Kazakhstan’s president ordered his government on Tuesday to allocate $3 billion from the National Fund every year from 2015 to 2017 to bolster growth in an economy hit by falling oil prices and a slowdown in Russia.
The National Fund, which is replenished with windfall revenues from oil exports, stood at $76.8 billion as of Oct 31.
Kazakhstan, Central Asia’s largest economy and the second-largest former Soviet oil producer after Russia, similarly tapped its fund after being hard hit during the global financial crisis of 2007-09, spending $10 billion to cushion the effects.
“One of the main tasks of the fund is to ensure the stability of our economy against external shocks, which include a fall in world prices for natural resources,” Nursultan Nazarbayev said in a live television address to the nation.
“The investment from the National Fund must be necessarily accompanied by structural reforms … This money will be channelled to develop transport, energy, industrial and social infrastructure,” he said, without giving further details.
Kazakhstan’s total international reserves, which also include the central bank’s net gold and foreign currency reserves, now exceed $100 billion, compared to less than $50 billion when the global financial crisis struck in 2007.

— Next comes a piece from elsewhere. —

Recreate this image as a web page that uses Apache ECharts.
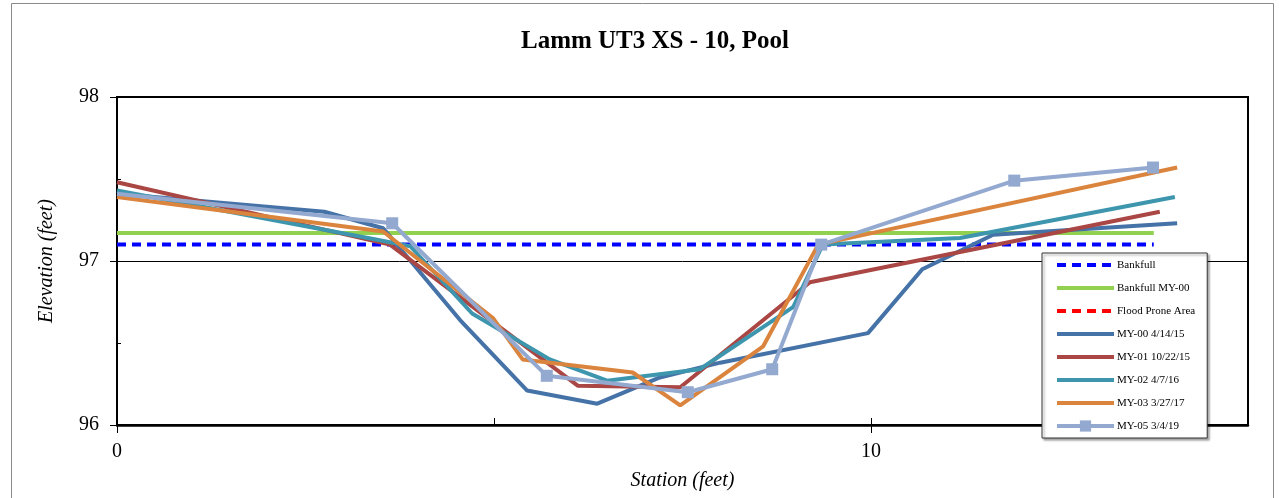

International lenders, including the World Bank, the European Bank for Reconstruction and Development and the Asian Development Bank, are expected to provide additional financing totalling $9 billion in 2015-17, Nazarbayev said.
This money, along with the $9 billion from the National Fund and another $6 billion already provided by the fund for private businesses, means total investment in various Kazakh projects will reach $24 billion in the next three years, he said.
Nazarbayev said these investments aimed to create new jobs in his vast steppe nation of 17 million people.
Hit by a slowdown in its key trading partner Russia, Kazakhstan’s gross domestic product is forecast to grow by 4.6 percent this year and 4.7 percent in 2015, the International Monetary Fund said last week.
The government expects GDP to rise by 4.3 percent this year and 4.8 percent in 2015.